Emissions control: Ceramic solutions
25 January 2013
As more attention is paid to particulate emissions from biomass boilers, forthcoming air quality legislation is set to force a re-think on how we handle these emissions.Kevin Stones, engineering and service director with H
While there has been considerable discussion about the impact of vehicles and other heavy polluters on air quality for some years, the recent growth in the use of biomass boilers means that particulate emissions from biomass are beginning to come under closer scrutiny.
This is because EC Directive 2008/50/EC, Ambient Air Quality and Cleaner Air for Europe, creates a requirement for tighter control of the smaller particles that are not filtered by traditional mechanisms such as multi-cyclones.
Consequently, we will soon be faced with a need for more efficient, retrofittable filtration of particulate emissions from biomass boilers. Directive 2008/50/EC came into force on 11 June 2008 and must be transposed into national legislation no later than June 2010. At this point, the Air Quality Standards Regulations 2007 will be revoked.
2010 will also be the reference year for targeted reductions by 2020 and while modelling predicts we'll be 4% short of target, the full data will not be collated until early 2012.
Size matters Of particular significance in these regulations is the size of particles that will be controlled. In the past, emphasis has been on particles with a diameter of 10 microns or above (PM10).
However, the new Directive will seek to introduce a new control framework for particles down to 2.5 microns in diameter (PM2.5).
As noted above, the majority of these particles in the UK come from vehicle emissions but all biomass boilers also make a small contribution to particulate emissions.
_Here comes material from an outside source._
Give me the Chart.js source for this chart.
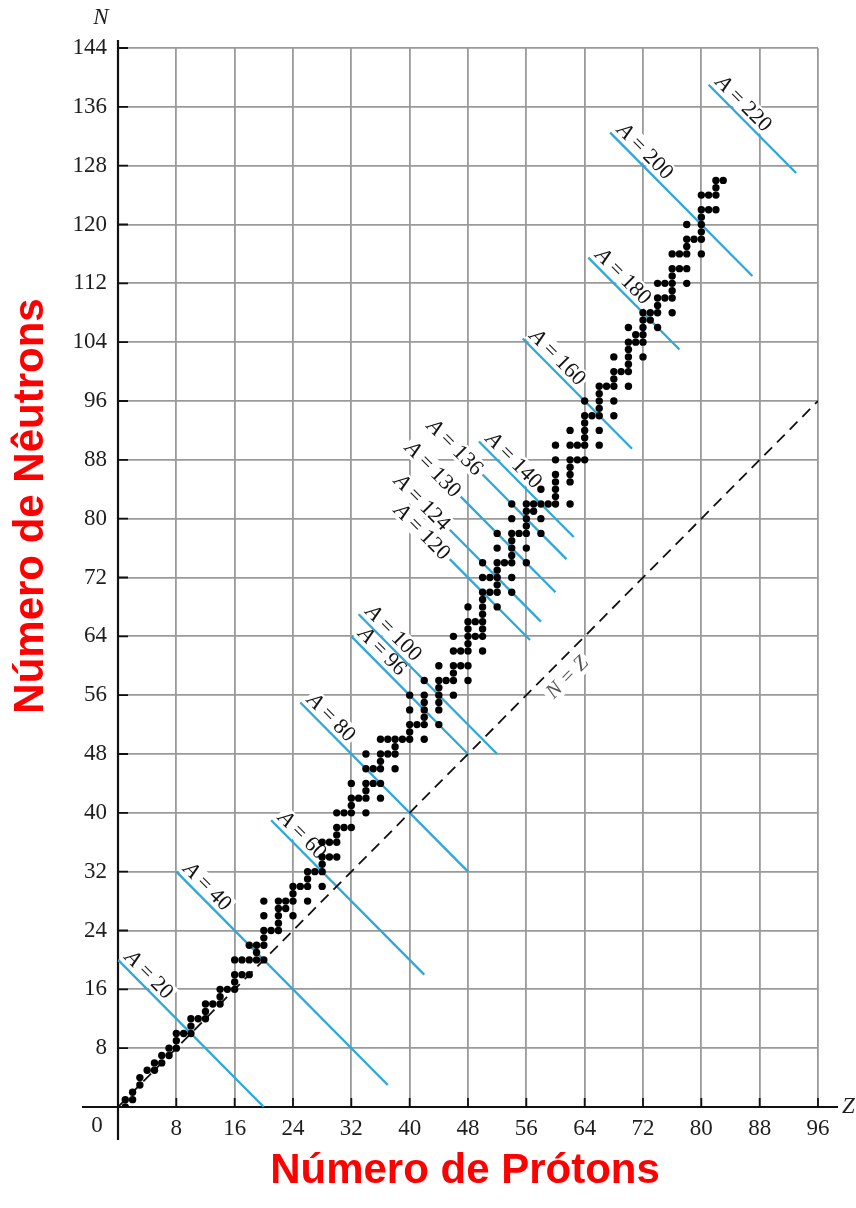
<!DOCTYPE html>
<html><head><meta charset="utf-8">
<script src="https://cdn.jsdelivr.net/npm/chart.js@4/dist/chart.umd.min.js"></script>
<style>html,body{margin:0;padding:0;background:#fff}#wrap{width:856px;height:1208px}</style>
</head><body><div id="wrap"><canvas id="c" width="856" height="1208"></canvas></div>
<script>
// ---- data ----
const xTicks = [0, 8, 16, 24, 32, 40, 48, 56, 64, 72, 80, 88, 96];
const yTicks = [0, 8, 16, 24, 32, 40, 48, 56, 64, 72, 80, 88, 96, 104, 112, 120, 128, 136, 144];
// neutron numbers of the plotted nuclides, one list per proton number Z = 1..83
const neutronsByZ = [
  [0,1],[1,2],[3,4],[5],[5,6],[6,7],[7,8],[8,9,10],[10],[10,11,12],
  [12],[12,13,14],[14],[14,15,16],[16],[16,17,18,20],[18,20],[18,20,22],[20,21,22],[20,22,23,24,26,28],
  [24],[24,25,26,27,28],[27,28],[26,28,29,30],[30],[28,30,31,32],[32],[30,32,33,34,36],[34,36],[34,36,37,38,40],
  [38,40],[38,40,41,42,44],[42],[40,42,43,44,46,48],[44,46],[42,44,46,47,48,50],[48,50],[46,48,49,50],[50],[50,51,52,54,56],
  [52],[50,52,53,54,55,56,58],[],[52,54,55,56,57,58,60],[58],[56,58,59,60,62,64],[60,62],[58,60,62,63,64,65,66,68],[64,66],[62,64,65,66,67,68,69,70,72,74],
  [70,72],[68,70,71,72,73,74,76,78],[74],[70,72,74,75,76,77,78,80,82],[78],[74,76,78,79,80,81,82],[81,82],[78,80,82,84],[82],[82,83,84,85,86,88,90],
  [],[82,85,86,87,88,90,92],[88,90],[88,90,91,92,93,94,96],[94],[90,92,94,95,96,97,98],[98],[94,96,98,99,100,102],[100],[98,100,101,102,103,104,106],
  [104,105],[102,104,105,106,107,108],[107,108],[106,108,109,110,112],[110,112],[108,110,111,112,113,114,116],[114,116],[112,114,116,117,118,120],[118],[116,118,119,120,121,122,124],
  [122,124],[122,124,125,126],[126]
];
// isobar lines A = Z + N, drawn between Z start and Z end
const isobarA      = [20, 40, 60, 80, 96, 100, 120, 124, 130, 136, 140, 160, 180, 200, 220];
const isobarZStart = [0, 8, 21, 25, 32, 33, 45.5, 45.5, 47, 50, 49.5, 55.5, 64.5, 67.5, 81];
const isobarZEnd   = [20, 37, 42, 48, 48, 52, 56.5, 58, 60, 61.5, 62.5, 70.5, 77, 87, 93];
const labelBeforeStart = [120, 124, 130, 136];
const diagonalZ = [0, 96];

// ---- build datasets ----
const nuclidePoints = [];
neutronsByZ.forEach((ns, i) => ns.forEach(n => nuclidePoints.push({x: i + 1, y: n})));

const datasets = [{
  data: nuclidePoints, pointRadius: 3.7, pointBackgroundColor: '#000', pointBorderWidth: 0,
  showLine: false, order: 0
}];
isobarA.forEach((a, i) => {
  datasets.push({
    data: [{x: isobarZStart[i], y: a - isobarZStart[i]}, {x: isobarZEnd[i], y: a - isobarZEnd[i]}],
    showLine: true, borderColor: '#2ea7da', borderWidth: 2.3, pointRadius: 0, order: 2
  });
});
datasets.push({
  data: diagonalZ.map(z => ({x: z, y: z})), showLine: true, borderColor: '#111',
  borderWidth: 1.8, borderDash: [11, 7], pointRadius: 0, order: 1
});

const serif = '"Liberation Serif", "DejaVu Serif", serif';

const annot = {
  id: 'annot',
  beforeDatasetsDraw(chart) {
    const ctx = chart.ctx, xs = chart.scales.x, ys = chart.scales.y;
    ctx.save();
    const fs = 22;
    isobarA.forEach((a, i) => {
      const z0 = isobarZStart[i], z1 = isobarZEnd[i];
      const p0x = xs.getPixelForValue(z0), p0y = ys.getPixelForValue(a - z0);
      const p1x = xs.getPixelForValue(z1), p1y = ys.getPixelForValue(a - z1);
      const ang = Math.atan2(p1y - p0y, p1x - p0x);
      ctx.save();
      ctx.translate(p0x, p0y);
      ctx.rotate(ang);
      ctx.font = 'italic ' + fs + 'px ' + serif;
      const wA = ctx.measureText('A').width;
      ctx.font = fs + 'px ' + serif;
      const rest = ' = ' + a;
      const wR = ctx.measureText(rest).width;
      const w = wA + wR;
      let x0, y0;
      if (labelBeforeStart.includes(a)) { x0 = -w - 4; y0 = 0; }
      else { x0 = 3; y0 = -12; }
      ctx.fillStyle = '#fff';
      ctx.fillRect(x0 - 2, y0 - 10, w + 4, 20);
      ctx.fillStyle = '#151515';
      ctx.textBaseline = 'middle';
      ctx.textAlign = 'left';
      ctx.font = 'italic ' + fs + 'px ' + serif;
      ctx.fillText('A', x0, y0 + 1);
      ctx.font = fs + 'px ' + serif;
      ctx.fillText(rest, x0 + wA, y0 + 1);
      ctx.restore();
    });
    // N = Z label
    {
      const px = xs.getPixelForValue(60), py = ys.getPixelForValue(60);
      const qx = xs.getPixelForValue(96), qy = ys.getPixelForValue(96);
      const ang = Math.atan2(qy - py, qx - px);
      ctx.save();
      ctx.translate(px, py);
      ctx.rotate(ang);
      ctx.font = 'italic 21px ' + serif;
      const t = 'N = Z';
      const w = ctx.measureText(t).width;
      ctx.fillStyle = '#fff';
      ctx.fillRect(-w / 2 - 3, 8, w + 6, 19);
      ctx.fillStyle = '#555';
      ctx.textAlign = 'center';
      ctx.textBaseline = 'middle';
      ctx.fillText(t, 0, 17);
      ctx.restore();
    }
    // axes
    const ox = xs.getPixelForValue(0), oy = ys.getPixelForValue(0);
    ctx.strokeStyle = '#111';
    ctx.lineWidth = 2.2;
    ctx.beginPath();
    ctx.moveTo(ox, ys.getPixelForValue(144) - 8); ctx.lineTo(ox, oy + 33);
    ctx.moveTo(ox - 36, oy); ctx.lineTo(xs.getPixelForValue(96) + 20, oy);
    ctx.stroke();
    ctx.lineWidth = 1.8;
    ctx.beginPath();
    xTicks.forEach(v => { if (v > 0) { const x = xs.getPixelForValue(v); ctx.moveTo(x, oy); ctx.lineTo(x, oy - 9); } });
    yTicks.forEach(v => { if (v > 0) { const y = ys.getPixelForValue(v); ctx.moveTo(ox, y); ctx.lineTo(ox + 10, y); } });
    ctx.stroke();
    // texts
    ctx.fillStyle = '#1e1e1e';
    ctx.font = '23px ' + serif;
    ctx.textAlign = 'center';
    ctx.textBaseline = 'middle';
    ctx.fillText('0', ox - 21, oy + 19);
    ctx.font = 'italic 23px ' + serif;
    ctx.fillText('N', ox - 17, 18);
    ctx.textAlign = 'left';
    ctx.fillText('Z', xs.getPixelForValue(96) + 24, oy);
    // axis titles
    ctx.fillStyle = '#ff0000';
    ctx.font = 'bold 42px "Liberation Sans", Arial, sans-serif';
    ctx.textAlign = 'center';
    ctx.textBaseline = 'alphabetic';
    ctx.fillText('Número de Prótons', 465, 1183);
    ctx.save();
    ctx.translate(43, 506);
    ctx.rotate(-Math.PI / 2);
    ctx.fillText('Número de Nêutrons', 0, 0);
    ctx.restore();
    ctx.restore();
  }
};

new Chart(document.getElementById('c'), {
  type: 'scatter',
  data: {datasets},
  options: {
    responsive: false, animation: false,
    layout: {padding: {top: 48, right: 38, left: 0, bottom: 0}},
    plugins: {legend: {display: false}, tooltip: {enabled: false}},
    scales: {
      x: {
        type: 'linear', min: 0, max: 96,
        afterBuildTicks: s => { s.ticks = xTicks.map(v => ({value: v})); },
        grid: {color: '#9a9a9a', lineWidth: 1.8, drawTicks: false},
        border: {display: false},
        ticks: {padding: 8, color: '#1e1e1e', font: {family: serif, size: 23}, maxRotation: 0, autoSkip: false,
                callback: v => v === 0 ? '' : v},
        afterFit: s => { s.height = 1208 - 1107; }
      },
      y: {
        type: 'linear', min: 0, max: 144,
        afterBuildTicks: s => { s.ticks = yTicks.map(v => ({value: v})); },
        grid: {color: '#9a9a9a', lineWidth: 1.8, drawTicks: false},
        border: {display: false},
        ticks: {padding: 11, color: '#1e1e1e', font: {family: serif, size: 23}, autoSkip: false,
                callback: v => v === 0 ? '' : v},
        afterFit: s => { s.width = 118; }
      }
    }
  },
  plugins: [annot]
});
</script>
</body></html>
The level of emissions will vary with the quality of the fuel and combustion efficiency of the boiler, so using boilers that comply with EN 303-5 Class 3, in conjunction with high quality fuel, is the first step in minimising particulate emissions.
Of course, many biomass installations already use a cyclone or multi-cyclone to remove particles from flue gases. However, cyclones are totally dependent on the mass of the particles for removal, so while they will remove around 50% of the coarser particles they do not remove particles below PM10. This is why the new Directive and its emphasis on PM2.5 has such significance for biomass installations.
One alternative to cyclones and multicyclones is electrostatic precipitation, whereby particles are charged and removed from the flue gases in an electrostatic field to a collector. This is very effective for smaller particles but electrostatic filters tend to be expensive and often too large for typical UK plant rooms.
However, there is now a ceramic filter that has been optimised for biomass use without making the overall cost of a biomass installation prohibitive. Capable of removing up to 96% of PM2.5 and PM10 particles, ceramic filters can be used with any type of biomass boiler and can be retrofitted to existing installations, so they have the potential to address many concerns (real or perceived) about particulate emissions.
Ceramic filters are connected to the back of the boiler, in the same way as a cyclone.
Each unit contains a matrix of porous ceramic tubes which are closed at the lower end. The number of tubes in each matrix is aligned with flue gas volumes for each boiler.
As flue gases are drawn through the filter by an inline fan, the gases are able to pass through the walls of the ceramic tubes, while particles are trapped. At regular intervals (timed and/or in response to a pressure drop across the filter) a pulse of air is used to dislodge the particles, which fall into a collection bin.
Moving forward Given that some local authorities have expressed concern about biomass in urban areas, there is a concern that failing to find a suitable solution could severely curtail the potential for biomass in the UK. This, in turn, would have a significant impact on our ability to meeting the country's commitments to reducing carbon emissions.
Ceramic filters have the potential to meet the challenge of particulate emissions and ensure that biomass remains as a viable element in the UK's renewable heating strategy without compromising on air quality.